Computer screens should be so bright that they are easy to read, but not so bright that they irritate the eyes. The brightness should be easily adjustable. The refresh rate should be so high that there is no visible flickering, even when the screen or the user's eye is moving.
A screen should be placed so that there is not too much light from behind and that reflexes are avoided.
Dark text on a light background makes it easier to distinguish small details, but a very bright background is fatiguing to the eyes. A too bright white background should therefore be avoided. A light text on a dark background is more comfortable to read. A text that is distinguished from the background only by color is difficult to read. There must be a difference in luminance as well.

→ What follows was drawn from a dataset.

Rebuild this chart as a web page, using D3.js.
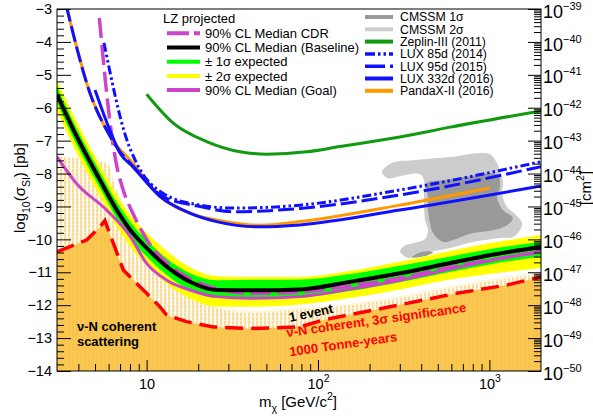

A high resolution is useful when showing graphics or video. Unfortunately, many systems make objects smaller when the resolution is increased. The user should be able to adjust the size of text, icons and other objects independently of the resolution. The developer may think that small text and icons are easy to see, but this may not be the case to the user if the user has a smaller screen, disturbing reflexes, or reduced vision. The vision of many people is reduced when they get older.
Sometimes, it takes a while to retrieve and draw all the objects necessary to render a screen image, especially for web browsers. It is common to show part of the image while waiting for the remaining items. However, there is a problem if the image is re-rendered after the user has seen a preliminary image. If items on the screen are moved around a fraction of a second before the user clicks on something, then the user may inadvertently be clicking on something else. It is also annoying if the screen is re-rendered while the user is filling out a form so that the input is lost or messed up. The best solution is if the sizes of the missing objects can be specified so that nothing needs to be moved or re-drawn later when these objects are retrieved.
From the perspective of health considerations, especially when you happen to work with computers a lot, backlighting of LCD displays may be ranged in the following way (LED and plasma panels are out of the question - they have inherent flickering due to disadvantages and specific features of the technology used in their production):
1) Incandescent backlighting - may be achieved using conventional or halogen lamps, they have no harmful effect related to flickering at all, their spectrum is the most beneficial for your eyes, but they have higher energy consumption (usually 5x or higher than fluorescent tubes), lower lifetime (do not be mistaken by industry claims of a few thousands of hours - those are cost-efficient solutions, cheap and worse ones, the best halogen lamps may have lifetime of about 20000 hours, about 2 years of uninterruptable functioning), and reduced final color reproduction - due to disadvantages of LCD technology, not the lamps. Unfortunately, in 2015 there are no mass-produced professional LCD displays of such kind, though the existing ones may be modded with warranty loss to use incandescent backlighting.
2) Fluorescent tubes - they have inherent flickering due to high-frequency modulation of the current used to power them, but it is mostly negated by their afterglow, so that the resulting flickering is usually unnoticable at their maximum output (which means that you have to put your average monitor with fluorescent tube backlighting at maximum brightness to reduce the flickering to the maximum). They may be modded to give almost constant, non-flickering output (corona discharge), but in such case their lifetime and light uniformity will be greatly reduced. They have better energy saving performance, and average lifetime (compared to short one of halogen lamps), moderate spectrum uniformity and color output.
3) LED backlighting - generally it should be avoided for health considerations, when health considerations are the top priority, they have inherent flickering problems, far worse than fluorescent tubes (due to very low afterglow and PWM used). They are though more durable, may give worse spectrum, but better color output, and recent models have better energy saving indicators as well. Some circuits and better LEDs, PWM-free, may give them 2nd place instead though.